SEM SARCASMO >> Carla Dias >>


Eu não conheço o Sr. Geraldo. Ele é apenas um nome em uma matéria de telejornal que destaca a negligência e uma boa dose de sarcasmo, em momentos em que ninguém deveria ter de lidar com ele.

Ok, não é “apenas”. Afinal, Sr. Geraldo é uma pessoa, certo?

Certo.

Nas minhas férias, tenho o péssimo hábito de deixar a televisão ligada em canais de jornalismo, enquanto cuido da vida e até escrevo meus textos. Durante todo o ano, eu lido com as notícias de grande destaque, que tem a ver com todos nós. Perdem-se, então, da minha percepção, essas pequenas histórias. Pequenas não por serem desimportantes, mas por não ganharem espaço para o grito necessário.

Durante as férias, foram várias as histórias sobre atendimento, não apenas no setor da saúde, mas na geral mesmo. Claro que as notícias chegavam com o sensacionalismo escancarado. Em alguns casos, sinceramente eu o achei deveras necessário.

Temos a tendência de nos distanciarmos dos problemas que não são nossos. Às vezes, nem é por descaso, mas porque é mesmo difícil a impotência que vem com o conhecimento sobre eles. Por exemplo, eu não poderia fazer o que fosse pelo Sr. Geraldo. Eu gostaria, mas como? Um senhor que morreu, porque o SAMU decidiu, em uma ligação, que o caso dele não merecia a urgência que o atendimento exigia. Depois, foram feitas outras ligações, porque o vizinho insistiu, considerando que o motorista da ambulância do pronto-socorro da região estava em horário de almoço, era preciso esperar.

Como esperar quando não há tempo para a espera?

A impotência é uma sacana mesmo.

Com as ligações seguintes, veio o sarcasmo. Adoro um bom sarcasmo, para um escritor, ele pode ser de uma riqueza imensurável. Porém, ninguém que está diante de alguém sofrendo merece ter de lidar com ele, quando o foco é socorrer essa pessoa.

Os atendentes do SAMU foram fantásticos, no quesito sarcasmo, o que me fez brigar com a televisão, gritar pra ela coisas como “o que diabo você está fazendo?”. Eu sei, há os trotes, o que sempre me parece um bom raio-x da capacidade do ser humano de ser cruel e indiferente aos desafios que os outros têm de encarar. Porém, ali já não era mais a questão. A questão era que Sr. Geraldo deveria ser socorrido pela ambulância do hospital e não do SAMU, porque a médica do SAMU praticamente chamou o vizinho de idiota, por não entender que aquele é um serviço para situações de urgência.
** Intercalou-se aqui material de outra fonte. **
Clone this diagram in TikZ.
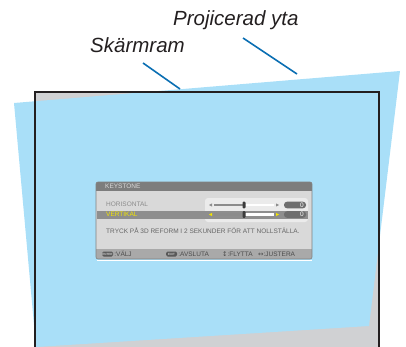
\documentclass[tikz,border=0pt]{standalone}
\usepackage{fontspec}
\setmainfont{Liberation Sans}
\newfontfamily\symfont{DejaVu Sans}
\usetikzlibrary{positioning}
\definecolor{projblue}{HTML}{A9DFF8}
\definecolor{screengray}{HTML}{D0D1D3}
\definecolor{leadblue}{HTML}{0B6FB3}
\definecolor{framegray}{HTML}{231F20}
\definecolor{osdbody}{HTML}{D9D9D9}
\definecolor{osdpanel}{HTML}{EBEBEB}
\definecolor{osddark}{HTML}{7D7D7D}
\definecolor{osdpill}{HTML}{6E6E6E}
\definecolor{osdhl}{HTML}{8E8E8E}
\definecolor{osdfoot}{HTML}{A9A9A9}
\definecolor{osdtext}{HTML}{666666}
\definecolor{osdyel}{HTML}{F2E400}
\definecolor{osdknob}{HTML}{3C3C3C}

\begin{document}
\begin{tikzpicture}[x=1pt, y=-1pt,
  lbl/.style={font=\fontsize{20.5}{22}\selectfont\itshape, text=framegray,
              inner sep=0pt, anchor=base west},
  lead/.style={leadblue, line width=1.6pt},
  osd/.style={font=\fontsize{6.5}{7}\selectfont, inner sep=0pt, anchor=west},
  foot/.style={osd, font=\fontsize{6.5}{7}\selectfont, text=black!70},
  keycap/.style={fill=black!65, rounded corners=1.5pt, text=white,
                 font=\fontsize{3}{3}\selectfont, minimum width=11pt,
                 minimum height=5pt, inner sep=0.3pt}]
\useasboundingbox (0,0) rectangle (406,347);
% screen and projected area
\fill[screengray] (35,92) rectangle (379,347);
\fill[projblue] (14,103) -- (400,71) -- (369,326) -- (36,347) -- cycle;
\draw[framegray, line width=2.5pt] (35,347) -- (35,92) -- (379,92) -- (379,347);
% labels
\node[lbl] (proj) at (173,26) {Projicerad yta};
\node[lbl] (skarm) at (90,53) {Skärmram};
\coordinate (projA) at (243,38);
\coordinate (projB) at (297,74);
\coordinate (skarmA) at (143,63);
\coordinate (skarmB) at (180,89);
\draw[lead] (projA) -- (projB);
\draw[lead] (skarmA) -- (skarmB);
% osd menu
\begin{scope}
\clip[rounded corners=2pt] (96,182) rectangle (312,259);
\fill[osdbody] (96,182) rectangle (312,259);
\fill[osddark] (96,182) rectangle (312,191);
\fill[osdfoot] (96,249) rectangle (312,259);
\end{scope}
\draw[black!50, line width=0.6pt, rounded corners=2pt] (96,182) rectangle (312,259);
\draw[white, line width=0.8pt] (97,260) -- (312,260);
\fill[osdpanel, rounded corners=3pt] (205,198) rectangle (308,222);
\fill[osdhl] (96.5,210.5) rectangle (308,218.5);
\node[osd, text=black!15] (title) at (105,186.5) {KEYSTONE};
\node[osd, text=black!45] (hor) at (106,204.5) {HORISONTAL};
\node[osd, text=osdyel] (ver) at (106,214.5) {VERTIKAL};
\node[osd, text=osdtext] (msg) at (106,230.5) {TRYCK PÅ 3D REFORM I 2 SEKUNDER FÖR ATT NOLLSTÄLLA.};
% sliders
\foreach \y/\c [count=\i] in {205/black!45, 214.5/osdyel} {
  \fill[\c] (209,\y) -- (212,\y-1.6) -- (212,\y+1.6) -- cycle;
  \fill[black!45] (214,\y-1.2) rectangle (244,\y+1.2);
  \fill[white] (244,\y-1.2) rectangle (274,\y+1.2);
  \fill[\c] (279,\y) -- (276,\y-1.6) -- (276,\y+1.6) -- cycle;
  \fill[osdknob, rounded corners=1pt] (242.5,\y-3.3) rectangle (245.5,\y+3.3);
  \fill[osdpill, rounded corners=3pt] (284,\y-3.3) rectangle (306,\y+3.3);
  \node[osd, text=white] (val\i) at (300,\y) {0};
}
% footer
\node[keycap] (enter) at (107.5,254) {ENTER};
\node[foot, right=1pt of enter] (valj) {:VÄLJ};
\node[keycap] (exit) at (171.5,254) {EXIT};
\node[foot, right=1pt of exit] (avsluta) {:AVSLUTA};
\node[foot] (flytta) at (222,254) {{\symfont ↕}:FLYTTA};
\node[foot] (justera) at (258,254) {{\symfont ↔}:JUSTERA};
\end{tikzpicture}
\end{document}
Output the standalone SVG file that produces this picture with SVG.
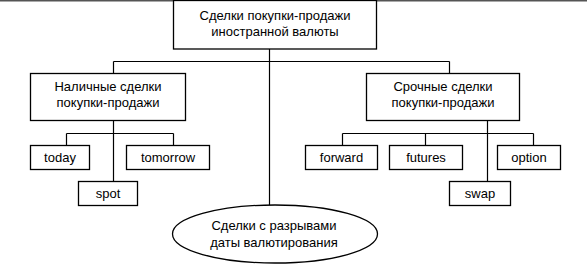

Bom, a situação do Sr. Geraldo era de urgência. Porém, ele teve de esperar o motorista do hospital terminar seu horário de almoço para ser socorrido – enquanto vomitava, sentia muita dor e não conseguia se mexer, com problemas cardíacos em seu histórico médico – e morreu horas depois de chegar ao hospital.

Não vamos levar para outro lado... 

O SAMU é um serviço para atender urgências pra lá de emergências. Como um dos atendentes disse ao vizinho do Sr. Geraldo, “tá no nome: Serviço de Atendimento Móvel de Urgência”. Também o motorista do hospital merece ter a hora de almoço dele. Todos nós merecemos. Não há nada de errado nisso. O que não está muito certo é que, além de se determinar se é urgência ou não, pelo telefone (ok, eu entendo a triagem), atendentes e médicos tratam o desespero de quem precisa de atendimento como se fosse ignorância de quem liga, porque ele não entendeu o significado do serviço. E o pior, é que o vizinho do Sr. Geraldo entendeu direitinho, não?

Sim, há assuntos muito mais abrangentes, que se esparrama além da história do Sr. Geraldo. Coloque aí no topo da lista a violência. Mas não vamos fazer de conta que não existe uma ligação aí. Violência é uma criatura que alimentamos com descaso e a incapacidade de lidarmos com o outro sem que ele atenda aos nossos padrões de comunicação e desenvoltura para explicar o problema. Sempre acabamos ali, no mesmo lugar: eduque com riqueza, colha indivíduos mais preparados, capazes de se colocar no lugar do outro e não de tratá-lo com sarcasmo, quando a morte ronda seus afetos.

Espero que você nunca tenha de estar na situação que viveu o Sr. Geraldo. Não há sarcasmo algum nessa minha declaração.